Mountain flanks of less relief show inroad development of gated communities, cluster housing and the occasional commerce hub of small upscale mountain neighborhoods, drizzled across the gentle slopes below national-forest boundaries across the more inaccessible peaks.
Then, this weak relief changes just west of Asheville. The mountain crests rise higher, their slopes more challenging to hold Swiss chalets on the steep mountainsides, though some have to try to make it work, and build there, regardless. Anything for the view, largely now of other Swiss chalets.
And then, below us, there are only mountains, not quite as far as the eye can see. There, in the urban haze to the north, are the pseudopodia of Knoxville. But across an impressive expanse that appeared under us for some minutes, even at 500 miles an hour, were the roadless wilderness expanses (and the occasional access roads, all of which I’ve traversed at one time or another) of the Great Smoky Mountains.

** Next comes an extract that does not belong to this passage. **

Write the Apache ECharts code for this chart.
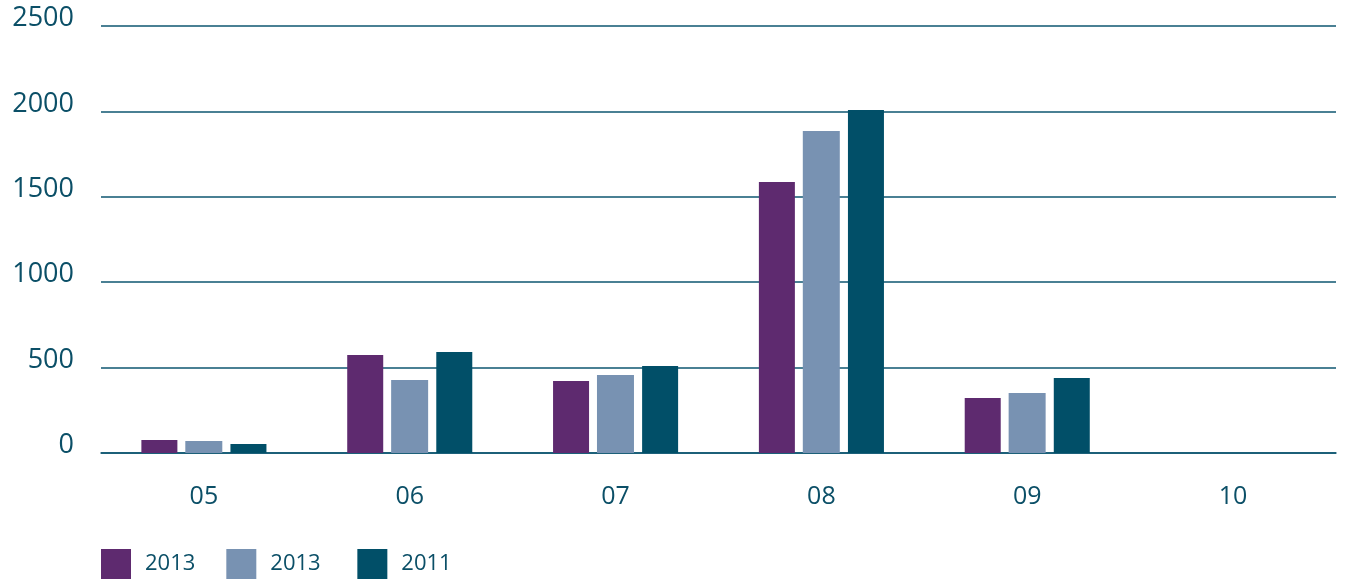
<!DOCTYPE html>
<html>
<head>
<meta charset="utf-8">
<script src="https://cdn.jsdelivr.net/npm/echarts@6/dist/echarts.min.js"></script>
<style>
  html, body { margin: 0; padding: 0; background: #fff; }
  #main { width: 1347px; height: 584px; }
</style>
</head>
<body>
<div id="main"></div>
<script>
  var categories = ['05', '06', '07', '08', '09', '10'];
  var seriesNames = ['2013', '2013 ', '2011'];
  var purpleValues = [76, 574, 421, 1587, 322, null];
  var lightValues = [70, 427, 457, 1885, 351, null];
  var darkValues = [53, 591, 509, 2008, 439, null];
  var yTicks = [0, 500, 1000, 1500, 2000, 2500];

  var textColor = '#0b4f67';
  var lineColor = '#0e5670';
  var colors = ['#5e2a6f', '#7892b2', '#014f68'];

  var myChart = echarts.init(document.getElementById('main'));

  var option = {
    backgroundColor: '#fff',
    animation: false,
    color: colors,
    grid: { left: 101, right: 11, top: 26, bottom: 131 },
    legend: {
      left: 101,
      top: 549,
      padding: 0,
      icon: 'rect',
      itemWidth: 30,
      itemHeight: 30,
      itemGap: 31,
      data: seriesNames,
      textStyle: {
        color: textColor,
        fontFamily: 'Open Sans',
        fontSize: 22,
        padding: [4, 0, 0, 9]
      }
    },
    xAxis: {
      type: 'category',
      data: categories,
      axisTick: { show: false },
      axisLine: { show: true, lineStyle: { color: lineColor, width: 1.5 } },
      axisLabel: {
        color: textColor,
        fontFamily: 'Open Sans',
        fontSize: 25,
        margin: 31
      }
    },
    yAxis: {
      type: 'value',
      min: yTicks[0],
      max: yTicks[yTicks.length - 1],
      interval: 500,
      axisLine: { show: false },
      axisTick: { show: false },
      splitLine: { lineStyle: { color: lineColor, width: 1.5 } },
      axisLabel: {
        color: textColor,
        fontFamily: 'Open Sans',
        fontSize: 27,
        margin: 27,
        verticalAlign: 'bottom',
        lineHeight: 15,
        formatter: function (v) { return String(v); }
      }
    },
    series: [
      { name: seriesNames[0], type: 'bar', data: purpleValues, barWidth: 36, barGap: '22%' },
      { name: seriesNames[1], type: 'bar', data: lightValues, barWidth: 37, barGap: '22%' },
      { name: seriesNames[2], type: 'bar', data: darkValues, barWidth: 36, barGap: '22%' }
    ]
  };

  myChart.setOption(option);
</script>
</body>
</html>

Newfound Gap, Clingman’s Dome, Cataloochee, LaConte, Cade’s Cove, Charlie’s Bunion–all of those once-familiar places crept into view, far below us–the actual territory and not the map. It felt not-real, poised as we were fleetingly above so much familiar landscape I had once wandered. The landscape moving too soon out of sight below us might as well have been a hologram of the Smokies I had loved and known well when we lived in Sylva more than twenty years ago, so much time, too, having passed and still passing by, around or within us, in its ghostly, unfathomable fashion.